Concerned by the prospect of increasing budget deficits, the Faculty has begun, in the past month, to implement a series of measures intended to cut waste from the operations of Faculty Departments.

The core of the new approach--as outlined by Dean Dunlop in an October 19 Faculty meeting--consists of special monitoring of departments which substantially overrun their budgeted expenses.

"The departments don't have business officers--they're run by professors who are busy people," Robert E. Kaufmann, assistant to the Dean of the Faculty for Financial Affairs, said yesterday. "We will be collecting the data from various departments and making suggestions to them on how departments can operate more effeciently."

Among subjects of concern to Kaufmann's office will be allocation of department resources to students not concentrating in the department and the extent to which enrollment in the courses justified the expenditures proposed.

"It there are some courses with only two students, we'll do something," he said.

The Faculty's budget deficit--over $1 million in fiscal 1970-71--is projected to exceed $1.7 million in 1971-72." And with the new Science Center, plus the unresolved Radcliffe situation, the deficit for 1972-73 won't look much better," Kaufmann said.

The greatest impetus to the rising deficits, Kaufmann stated, was the increasing cost of "telephones, secretaries, lights, electricity" and financial aid to students.
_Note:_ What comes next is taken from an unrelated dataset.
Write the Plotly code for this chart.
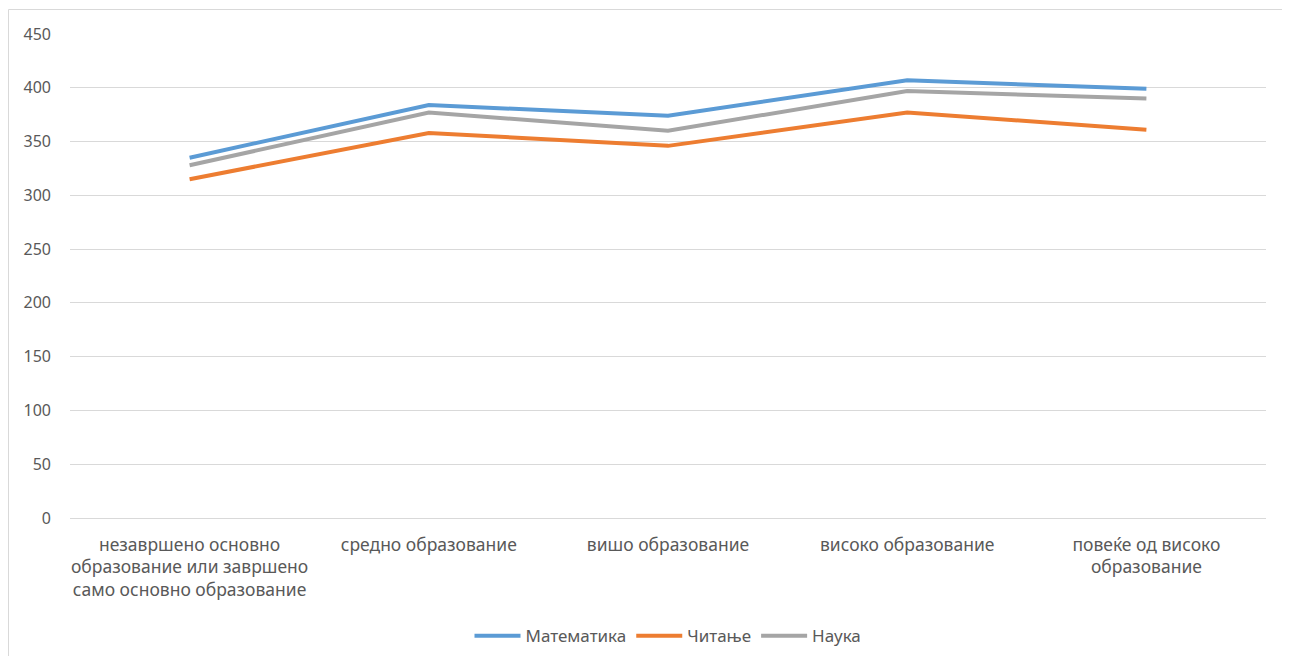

He said that increasing salaries of teaching assistants was not the major factor.

Richard G. Leahy, assistant dean of the Faculty for Resources and Planning, will be separately overseeing costs for the operation of Building and Grounds, the Food Services and dining hall accounts in their relationships to the Faculty.

Kaufmann stressed that his office was "trying to avoid the blanket approach" in its dealings with the various departments, taking into account changes in student enrollment, purchase of needed equipment, and development of new course offerings.

"We're not collecting data to be used to tighten financial screws on the departments," he said. "Our policy is not to rigidly hold departments to what they spent the year before."

Dunlop, in his October 19 remarks to the Faculty, suggested a number of categories in which budgets may be pared. Visiting professorships, new term appointments, departments services, and possibly some "educational programs" would suffer, he predicted.